Requirements: Locate the word "React" in the material, then show every line that holds it.

━━━ Information given ━━━

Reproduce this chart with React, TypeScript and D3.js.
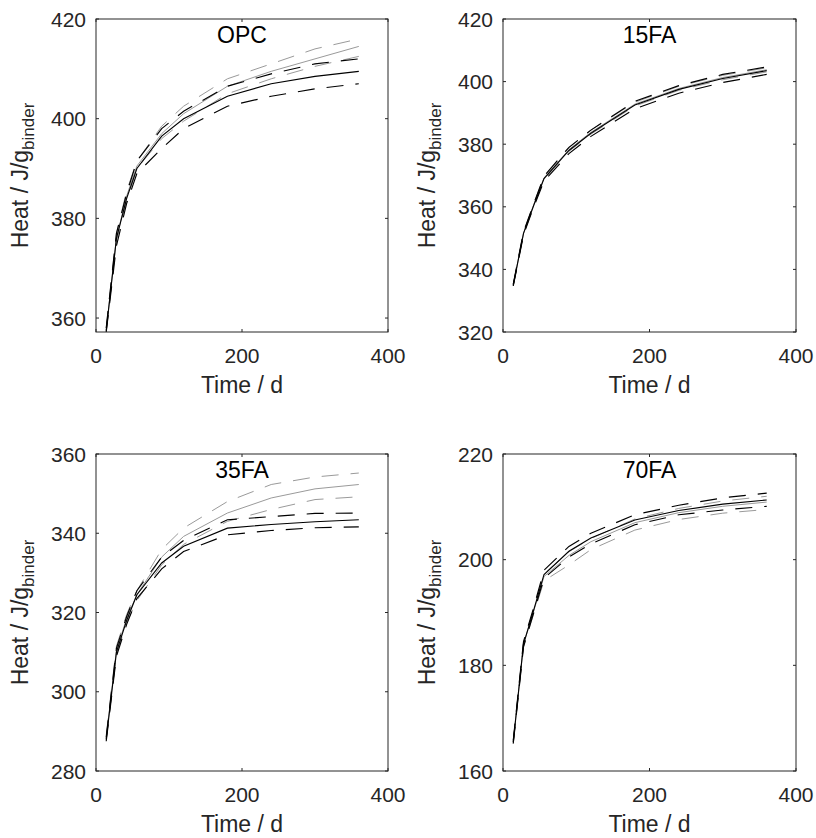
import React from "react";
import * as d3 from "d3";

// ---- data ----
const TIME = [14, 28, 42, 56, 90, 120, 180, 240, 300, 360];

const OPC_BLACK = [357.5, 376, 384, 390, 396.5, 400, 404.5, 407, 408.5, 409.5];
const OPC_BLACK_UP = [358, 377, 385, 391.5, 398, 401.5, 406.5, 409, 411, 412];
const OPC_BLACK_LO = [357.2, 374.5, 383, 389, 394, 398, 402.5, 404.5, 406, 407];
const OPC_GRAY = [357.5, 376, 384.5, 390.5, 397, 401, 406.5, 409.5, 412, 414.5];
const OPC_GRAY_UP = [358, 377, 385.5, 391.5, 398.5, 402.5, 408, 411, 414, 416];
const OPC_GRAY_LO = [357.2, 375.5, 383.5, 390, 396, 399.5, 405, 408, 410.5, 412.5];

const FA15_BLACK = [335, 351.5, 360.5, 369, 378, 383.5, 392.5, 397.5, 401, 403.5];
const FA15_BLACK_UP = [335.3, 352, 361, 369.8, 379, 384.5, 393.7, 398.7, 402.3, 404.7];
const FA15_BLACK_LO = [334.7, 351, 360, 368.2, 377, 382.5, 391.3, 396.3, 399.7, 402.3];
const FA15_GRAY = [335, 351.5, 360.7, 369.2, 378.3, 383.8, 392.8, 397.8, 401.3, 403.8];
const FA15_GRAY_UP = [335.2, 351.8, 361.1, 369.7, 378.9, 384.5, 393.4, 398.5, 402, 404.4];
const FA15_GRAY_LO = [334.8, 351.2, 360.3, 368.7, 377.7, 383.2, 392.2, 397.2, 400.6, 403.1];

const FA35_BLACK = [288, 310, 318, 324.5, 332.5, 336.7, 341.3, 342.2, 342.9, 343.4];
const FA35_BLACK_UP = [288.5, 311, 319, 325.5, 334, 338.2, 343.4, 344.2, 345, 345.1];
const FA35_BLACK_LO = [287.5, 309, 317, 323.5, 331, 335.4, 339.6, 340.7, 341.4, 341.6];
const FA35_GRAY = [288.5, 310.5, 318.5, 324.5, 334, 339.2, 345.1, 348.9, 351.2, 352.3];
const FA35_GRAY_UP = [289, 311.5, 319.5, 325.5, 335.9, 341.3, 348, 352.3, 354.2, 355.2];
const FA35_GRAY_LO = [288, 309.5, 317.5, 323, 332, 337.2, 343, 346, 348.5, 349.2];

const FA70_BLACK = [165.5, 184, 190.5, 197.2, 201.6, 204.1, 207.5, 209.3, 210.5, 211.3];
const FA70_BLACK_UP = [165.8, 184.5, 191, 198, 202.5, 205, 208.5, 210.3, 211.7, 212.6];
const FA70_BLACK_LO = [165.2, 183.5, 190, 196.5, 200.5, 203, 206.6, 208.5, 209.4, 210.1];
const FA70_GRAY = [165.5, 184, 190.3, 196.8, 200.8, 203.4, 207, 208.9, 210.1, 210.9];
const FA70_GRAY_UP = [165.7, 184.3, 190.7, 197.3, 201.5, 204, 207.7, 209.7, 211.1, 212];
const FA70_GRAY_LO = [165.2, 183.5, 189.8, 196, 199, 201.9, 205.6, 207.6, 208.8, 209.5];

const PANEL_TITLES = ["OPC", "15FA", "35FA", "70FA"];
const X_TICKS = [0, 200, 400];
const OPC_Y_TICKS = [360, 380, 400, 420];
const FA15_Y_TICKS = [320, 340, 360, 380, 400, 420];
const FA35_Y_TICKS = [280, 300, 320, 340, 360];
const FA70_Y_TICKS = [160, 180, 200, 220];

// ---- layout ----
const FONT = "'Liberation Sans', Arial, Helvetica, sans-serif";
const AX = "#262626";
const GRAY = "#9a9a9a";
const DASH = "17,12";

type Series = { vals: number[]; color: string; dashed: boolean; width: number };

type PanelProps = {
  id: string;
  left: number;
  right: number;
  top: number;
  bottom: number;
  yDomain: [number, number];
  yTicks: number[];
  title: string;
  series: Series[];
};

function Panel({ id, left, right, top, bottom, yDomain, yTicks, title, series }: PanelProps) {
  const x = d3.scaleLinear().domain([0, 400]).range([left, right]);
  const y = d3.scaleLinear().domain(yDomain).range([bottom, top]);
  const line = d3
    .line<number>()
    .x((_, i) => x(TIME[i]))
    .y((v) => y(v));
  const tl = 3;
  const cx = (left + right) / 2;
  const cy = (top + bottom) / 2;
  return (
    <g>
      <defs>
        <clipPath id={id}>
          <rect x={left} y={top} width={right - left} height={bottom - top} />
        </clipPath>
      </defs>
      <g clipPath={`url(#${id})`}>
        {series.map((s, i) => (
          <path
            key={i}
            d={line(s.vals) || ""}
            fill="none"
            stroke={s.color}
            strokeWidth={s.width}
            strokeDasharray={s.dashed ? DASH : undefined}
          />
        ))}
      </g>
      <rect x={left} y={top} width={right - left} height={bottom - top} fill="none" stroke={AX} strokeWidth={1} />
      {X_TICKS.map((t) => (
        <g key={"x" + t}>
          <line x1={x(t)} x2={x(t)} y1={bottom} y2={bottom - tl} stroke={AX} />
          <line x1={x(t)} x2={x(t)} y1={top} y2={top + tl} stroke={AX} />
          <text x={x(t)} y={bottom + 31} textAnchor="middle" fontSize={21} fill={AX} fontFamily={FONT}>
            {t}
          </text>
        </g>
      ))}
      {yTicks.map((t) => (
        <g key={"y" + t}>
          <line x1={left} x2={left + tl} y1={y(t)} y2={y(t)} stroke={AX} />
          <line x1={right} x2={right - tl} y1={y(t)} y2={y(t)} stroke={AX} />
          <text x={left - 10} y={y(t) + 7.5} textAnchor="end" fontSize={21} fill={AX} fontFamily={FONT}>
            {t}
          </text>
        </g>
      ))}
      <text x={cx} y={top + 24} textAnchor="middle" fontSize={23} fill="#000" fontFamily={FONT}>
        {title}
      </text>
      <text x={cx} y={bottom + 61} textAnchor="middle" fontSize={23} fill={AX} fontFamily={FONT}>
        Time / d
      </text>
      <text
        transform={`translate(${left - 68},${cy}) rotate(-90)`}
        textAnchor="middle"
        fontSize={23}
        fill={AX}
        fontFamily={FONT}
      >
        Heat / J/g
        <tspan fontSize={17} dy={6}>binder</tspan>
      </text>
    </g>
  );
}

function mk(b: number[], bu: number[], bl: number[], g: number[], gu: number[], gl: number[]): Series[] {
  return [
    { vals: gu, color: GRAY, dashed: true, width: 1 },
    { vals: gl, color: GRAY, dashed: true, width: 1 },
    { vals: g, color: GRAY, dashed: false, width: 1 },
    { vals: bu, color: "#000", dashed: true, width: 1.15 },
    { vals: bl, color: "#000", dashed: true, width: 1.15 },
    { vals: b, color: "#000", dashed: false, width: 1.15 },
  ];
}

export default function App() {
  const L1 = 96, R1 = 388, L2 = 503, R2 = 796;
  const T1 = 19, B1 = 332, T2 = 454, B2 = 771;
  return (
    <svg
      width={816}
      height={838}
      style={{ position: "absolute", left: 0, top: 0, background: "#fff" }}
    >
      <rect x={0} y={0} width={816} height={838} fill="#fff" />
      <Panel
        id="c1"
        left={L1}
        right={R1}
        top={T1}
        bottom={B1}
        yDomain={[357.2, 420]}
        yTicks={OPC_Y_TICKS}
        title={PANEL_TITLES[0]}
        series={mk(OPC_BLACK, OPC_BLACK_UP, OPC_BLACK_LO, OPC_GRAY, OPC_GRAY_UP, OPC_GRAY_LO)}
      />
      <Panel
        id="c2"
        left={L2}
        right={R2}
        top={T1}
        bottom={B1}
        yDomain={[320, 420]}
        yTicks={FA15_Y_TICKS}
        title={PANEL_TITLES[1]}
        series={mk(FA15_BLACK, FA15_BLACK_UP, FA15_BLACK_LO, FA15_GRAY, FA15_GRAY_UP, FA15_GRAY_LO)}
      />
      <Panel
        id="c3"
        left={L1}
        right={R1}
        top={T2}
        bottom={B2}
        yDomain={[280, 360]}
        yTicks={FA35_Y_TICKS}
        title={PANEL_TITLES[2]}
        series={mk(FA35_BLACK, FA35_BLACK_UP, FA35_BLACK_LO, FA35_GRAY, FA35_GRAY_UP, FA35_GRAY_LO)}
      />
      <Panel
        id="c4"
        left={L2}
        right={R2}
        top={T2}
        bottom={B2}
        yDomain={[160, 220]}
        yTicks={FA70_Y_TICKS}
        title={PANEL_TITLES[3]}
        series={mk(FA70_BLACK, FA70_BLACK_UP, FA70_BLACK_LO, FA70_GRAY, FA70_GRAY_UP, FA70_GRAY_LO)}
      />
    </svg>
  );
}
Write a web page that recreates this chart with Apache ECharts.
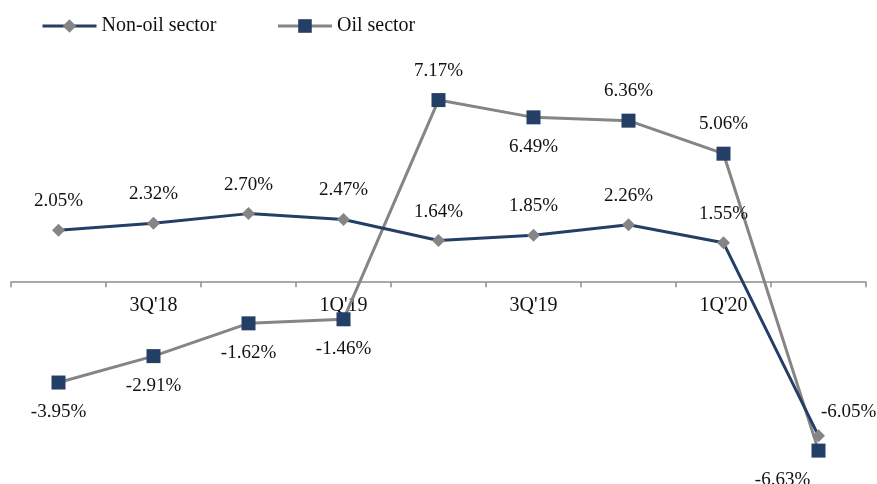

━━━

Worked answer:
Reproduce this chart with React, TypeScript and D3.js.
import React from "react";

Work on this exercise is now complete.